Już  w początkowych etapach realizacji filmu, twórcy doszli do wniosku, że dochody z ekranizacji powinny zostać w całości przeznaczone dla najuboższych. W związku z tym, została utworzona fundacja Zariya (nazwa oznacza „źródło" w języku urdu), która pomaga biednym, chorym, cierpiącym, opuszczonym oraz troszczy się o edukację młodzieży na całym świecie. „Fundacja została założona przez Jacqueline Fritschi-Cornaz, aktorkę grającą w filmie Matkę Teresę oraz jej męża Richarda” – czytamy.

Ponadto, w rozmowie z CNA Thierry Cagianut nazwał Matkę Teresę "niezwykle silną postacią, która może dodać nam odwagi w naszych własnych, codziennych zmaganiach”. Podkreślił również, że ma nadzieję, iż widzowie dostrzegą, że często „to właśnie małe gesty czy odrobina czasu, którą ofiaruje się drugiemu, czyni świat lepszym".

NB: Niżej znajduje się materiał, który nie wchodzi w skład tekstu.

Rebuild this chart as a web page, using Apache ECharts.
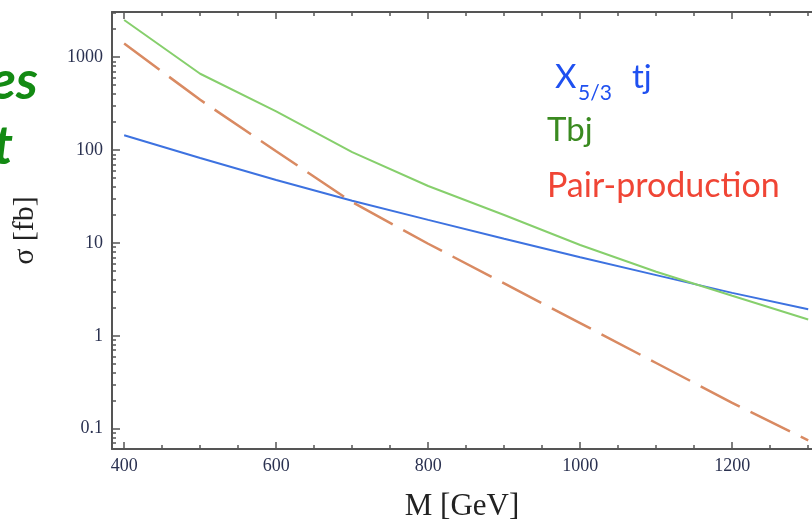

Film miał swoją premierę podczas specjalnego wydarzenia w Nowym Jorku 5 września w Międzynarodowym Dniu Dobroczynności, który został ustanowiony przez Organizację Narodów Zjednoczonych w celu upamiętnienia rocznicy śmierci świętej Teresy z Kalkuty. Film zostanie zaprezentowany przez Fathom Events w 800 kinach w całych Stanach Zjednoczonych tylko przez jedną noc – 5 października.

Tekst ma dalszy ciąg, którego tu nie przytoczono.